Yes, but your paint was all over the counter and floor. Don’t put me in that category, Messy Man, I thought. This is different.

“I wanted it to look perfect, Flash. But it’s stronger than the both of us. I see paint blobs when I close my eyes. Last night, I dreamed I was in a giant paint can, and nobody could find a key to let me out. I’m starting to break out in dark gray and light gray spots. Our front door is the color of murder, and that’s what I’m contemplating.”

“It looks great.”

As quickly as possible, I gathered drop cloths, rinsed brushes, and closed up paint cans. I was done.

But all I can think about as I write this, dear reader, is the tiny spot of red paint on the doorknob that won’t scrape off. And the touch-ups needed on two bathroom cabinet doors. And the nightmare that is called “Trim,” mocking me when I walk past the bathroom.
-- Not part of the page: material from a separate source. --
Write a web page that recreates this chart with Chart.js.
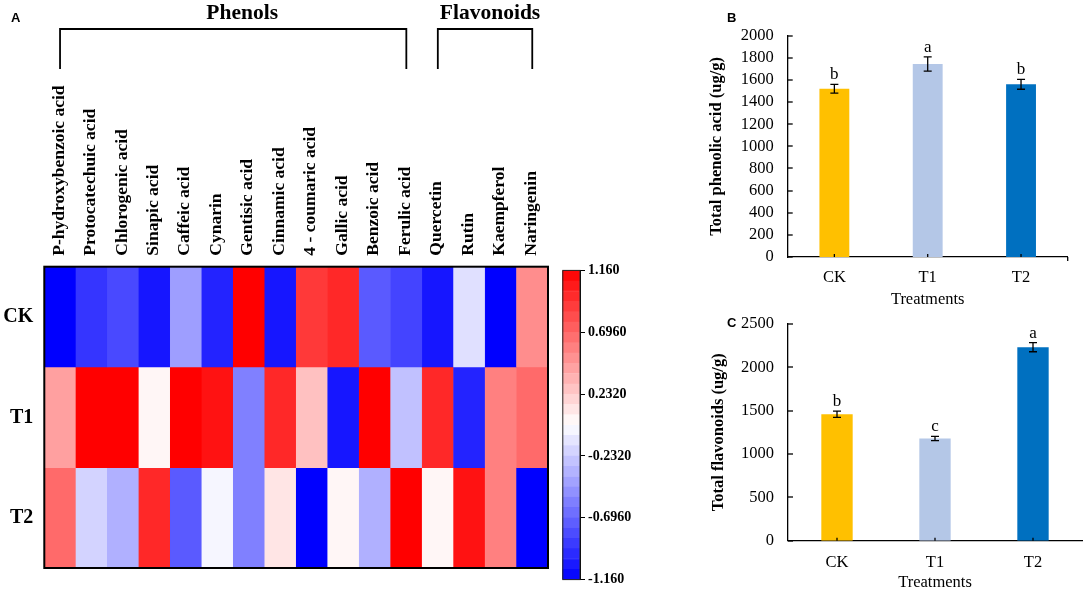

My friends Captain and Rosebud sometimes hire a professional painter to do their dirty work. I’ve met him. He’s handsome, dresses impeccably, is skilled at his craft, and has one of the sexiest accents ever known to mankind. It’s a win-win-win-win situation for Rosebud. I don’t care how much he charges; my sanity is worth his price. I’m putting him on my speed-dial for our next painting project.